Functional medicine is also practiced within major academic health systems. The Cleveland Clinic has operated a dedicated Center for Functional Medicine since 2014, and other hospital systems have followed with their own programs.
Cost and Insurance Coverage
This is where functional medicine gets complicated for many people. Many practices operate as hybrid models: some services are billed through traditional insurance, while others are fee-for-service. A standard office visit with a licensed physician may be covered, but the specialized lab tests and extended consultation times often are not.
Standard lab panels are generally covered by insurance. The additional testing that functional medicine relies on, like comprehensive hormone panels or microbiome analysis, frequently falls outside coverage. Third-party laboratories offer many of these tests at competitive prices, but the costs add up. Supplements are almost never covered.

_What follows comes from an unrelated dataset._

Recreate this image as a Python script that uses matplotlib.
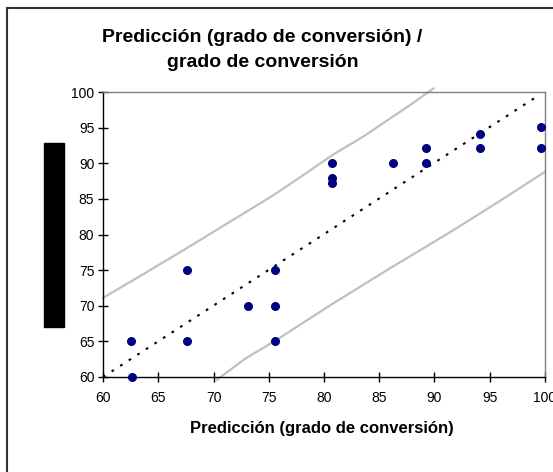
import matplotlib.pyplot as plt
from matplotlib.patches import Rectangle

plt.rcParams['font.family'] = ['Liberation Sans', 'DejaVu Sans']

# observed vs predicted conversion
pred_x = [62.5, 62.6, 67.6, 67.6, 73.1, 75.6, 75.6, 75.6, 80.7, 80.7, 80.7,
          86.2, 89.2, 89.2, 94.1, 94.1, 99.6, 99.6]
grado_y = [65.0, 60.0, 75.0, 65.0, 70.0, 70.0, 75.0, 65.0, 90.0, 88.0, 87.2,
           90.0, 92.1, 90.0, 94.1, 92.1, 95.1, 92.1]

# ideal line
ideal_x = [60, 99.5]
ideal_y = [60, 99.6]

# band lines
upper_x = [60.0, 63.5, 67.6, 71.5, 75.4, 78.0, 80.8, 83.5, 86.0, 88.0, 89.9]
upper_y = [71.1, 74.3, 78.1, 81.8, 85.5, 88.2, 91.2, 93.7, 96.3, 98.4, 100.5]
lower_x = [70.3, 72.8, 75.7, 78.2, 80.8, 83.2, 85.7, 88.7, 91.7, 96.0, 100.0]
lower_y = [59.6, 62.5, 65.2, 67.7, 70.3, 72.6, 75.0, 77.8, 80.6, 84.8, 88.8]

ticks = [60, 65, 70, 75, 80, 85, 90, 95, 100]

fig = plt.figure(figsize=(5.53, 4.72), dpi=100, facecolor='w')
ax = fig.add_axes([0.1863, 0.2013, 0.7992, 0.6037])

ax.plot(upper_x, upper_y, color='#c0c0c0', lw=1.6, clip_on=False, zorder=2)
ax.plot(lower_x, lower_y, color='#c0c0c0', lw=1.6, clip_on=False, zorder=2)
ax.plot(ideal_x, ideal_y, color='black', lw=1.5, linestyle=(0, (1.3, 3.6)), zorder=3)
ax.scatter(pred_x, grado_y, s=30, color='#000080', zorder=4, clip_on=False)

ax.set_xlim(60, 100)
ax.set_ylim(60, 100)
ax.set_xticks(ticks)
ax.set_yticks(ticks)
ax.tick_params(direction='inout', length=6.5, width=1, labelsize=10, colors='black')
ax.tick_params(axis='x', pad=7)
ax.tick_params(axis='y', pad=3)
for s in ['left', 'bottom']:
    ax.spines[s].set_color('black')
    ax.spines[s].set_linewidth(1)
for s in ['top', 'right']:
    ax.spines[s].set_color('#808080')
    ax.spines[s].set_linewidth(1)

fig.text(0.582, 1 - 428 / 472, 'Predicción (grado de conversión)', ha='center', va='center',
         fontsize=12, fontweight='bold')

fig.text(0.4747, 0.921, 'Predicción (grado de conversión) /', ha='center', va='center',
         fontsize=14, fontweight='bold')
fig.text(0.4747, 0.868, 'grado de conversión', ha='center', va='center',
         fontsize=14, fontweight='bold')

# black block covering the y label
fig.patches.append(Rectangle((44 / 553, 1 - 327 / 472), 20 / 553, 184 / 472,
                             transform=fig.transFigure, color='black', zorder=5))
# chart border
fig.patches.append(Rectangle((7 / 553, -0.1), 1.2, 1 - 8 / 472 + 0.1,
                             transform=fig.transFigure, fill=False,
                             edgecolor='#333333', lw=1.5, zorder=5))

plt.savefig('out.png', dpi=100)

Practitioners at large institutions and academic health centers are more likely to accept insurance than those in private practice. If cost is a concern, ask the office directly which services are covered before your first visit, what the out-of-pocket costs will be for recommended labs, and whether alternative testing options exist. The four-hour initial consultation model at places like the Cleveland Clinic may be partially covered when delivered by an in-network physician, but the nutrition counseling and health coaching components may not be.